• **Problem to work on**:
Repeat the whole listing exactly.

• **Stored data**:
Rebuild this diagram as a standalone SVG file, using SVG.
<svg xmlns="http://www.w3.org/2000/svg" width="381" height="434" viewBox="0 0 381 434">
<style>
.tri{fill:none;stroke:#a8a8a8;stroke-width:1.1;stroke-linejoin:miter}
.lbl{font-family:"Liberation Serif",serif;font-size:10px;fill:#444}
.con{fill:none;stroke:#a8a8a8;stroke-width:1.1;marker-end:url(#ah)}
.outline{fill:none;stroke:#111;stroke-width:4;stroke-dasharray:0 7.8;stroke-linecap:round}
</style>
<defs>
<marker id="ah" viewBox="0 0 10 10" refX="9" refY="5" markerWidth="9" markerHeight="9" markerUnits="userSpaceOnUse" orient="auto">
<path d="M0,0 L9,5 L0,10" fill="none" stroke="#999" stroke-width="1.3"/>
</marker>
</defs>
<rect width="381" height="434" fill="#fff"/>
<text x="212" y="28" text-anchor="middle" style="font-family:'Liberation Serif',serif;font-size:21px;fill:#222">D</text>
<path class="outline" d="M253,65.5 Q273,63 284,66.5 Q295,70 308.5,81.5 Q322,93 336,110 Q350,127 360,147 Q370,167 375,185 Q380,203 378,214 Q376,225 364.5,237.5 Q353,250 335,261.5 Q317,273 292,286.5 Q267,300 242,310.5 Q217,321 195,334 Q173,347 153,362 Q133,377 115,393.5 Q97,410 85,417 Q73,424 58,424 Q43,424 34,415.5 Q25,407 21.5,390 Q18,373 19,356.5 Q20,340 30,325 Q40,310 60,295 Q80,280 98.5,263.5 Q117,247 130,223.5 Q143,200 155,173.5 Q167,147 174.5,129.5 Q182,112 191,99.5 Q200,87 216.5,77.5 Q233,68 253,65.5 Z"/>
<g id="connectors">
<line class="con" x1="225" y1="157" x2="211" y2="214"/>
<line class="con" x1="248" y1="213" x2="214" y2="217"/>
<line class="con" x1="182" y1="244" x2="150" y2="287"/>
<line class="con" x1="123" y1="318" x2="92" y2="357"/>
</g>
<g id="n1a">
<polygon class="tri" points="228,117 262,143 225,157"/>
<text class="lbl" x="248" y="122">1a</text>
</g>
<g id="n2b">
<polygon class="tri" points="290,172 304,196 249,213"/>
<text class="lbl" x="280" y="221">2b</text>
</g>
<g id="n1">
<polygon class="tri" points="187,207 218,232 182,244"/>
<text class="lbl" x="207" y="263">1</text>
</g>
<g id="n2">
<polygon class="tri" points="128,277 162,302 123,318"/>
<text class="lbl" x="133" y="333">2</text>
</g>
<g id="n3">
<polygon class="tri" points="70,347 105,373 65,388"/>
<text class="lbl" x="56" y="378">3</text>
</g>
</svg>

• **Solution to the exercise**:
Rebuild this diagram as a standalone SVG file, using SVG.
<svg xmlns="http://www.w3.org/2000/svg" width="381" height="434" viewBox="0 0 381 434">
<style>
.tri{fill:none;stroke:#a8a8a8;stroke-width:1.1;stroke-linejoin:miter}
.lbl{font-family:"Liberation Serif",serif;font-size:10px;fill:#444}
.con{fill:none;stroke:#a8a8a8;stroke-width:1.1;marker-end:url(#ah)}
.outline{fill:none;stroke:#111;stroke-width:4;stroke-dasharray:0 7.8;stroke-linecap:round}
</style>
<defs>
<marker id="ah" viewBox="0 0 10 10" refX="9" refY="5" markerWidth="9" markerHeight="9" markerUnits="userSpaceOnUse" orient="auto">
<path d="M0,0 L9,5 L0,10" fill="none" stroke="#999" stroke-width="1.3"/>
</marker>
</defs>
<rect width="381" height="434" fill="#fff"/>
<text x="212" y="28" text-anchor="middle" style="font-family:'Liberation Serif',serif;font-size:21px;fill:#222">D</text>
<path class="outline" d="M253,65.5 Q273,63 284,66.5 Q295,70 308.5,81.5 Q322,93 336,110 Q350,127 360,147 Q370,167 375,185 Q380,203 378,214 Q376,225 364.5,237.5 Q353,250 335,261.5 Q317,273 292,286.5 Q267,300 242,310.5 Q217,321 195,334 Q173,347 153,362 Q133,377 115,393.5 Q97,410 85,417 Q73,424 58,424 Q43,424 34,415.5 Q25,407 21.5,390 Q18,373 19,356.5 Q20,340 30,325 Q40,310 60,295 Q80,280 98.5,263.5 Q117,247 130,223.5 Q143,200 155,173.5 Q167,147 174.5,129.5 Q182,112 191,99.5 Q200,87 216.5,77.5 Q233,68 253,65.5 Z"/>
<g id="connectors">
<line class="con" x1="225" y1="157" x2="211" y2="214"/>
<line class="con" x1="248" y1="213" x2="214" y2="217"/>
<line class="con" x1="182" y1="244" x2="150" y2="287"/>
<line class="con" x1="123" y1="318" x2="92" y2="357"/>
</g>
<g id="n1a">
<polygon class="tri" points="228,117 262,143 225,157"/>
<text class="lbl" x="248" y="122">1a</text>
</g>
<g id="n2b">
<polygon class="tri" points="290,172 304,196 249,213"/>
<text class="lbl" x="280" y="221">2b</text>
</g>
<g id="n1">
<polygon class="tri" points="187,207 218,232 182,244"/>
<text class="lbl" x="207" y="263">1</text>
</g>
<g id="n2">
<polygon class="tri" points="128,277 162,302 123,318"/>
<text class="lbl" x="133" y="333">2</text>
</g>
<g id="n3">
<polygon class="tri" points="70,347 105,373 65,388"/>
<text class="lbl" x="56" y="378">3</text>
</g>
</svg>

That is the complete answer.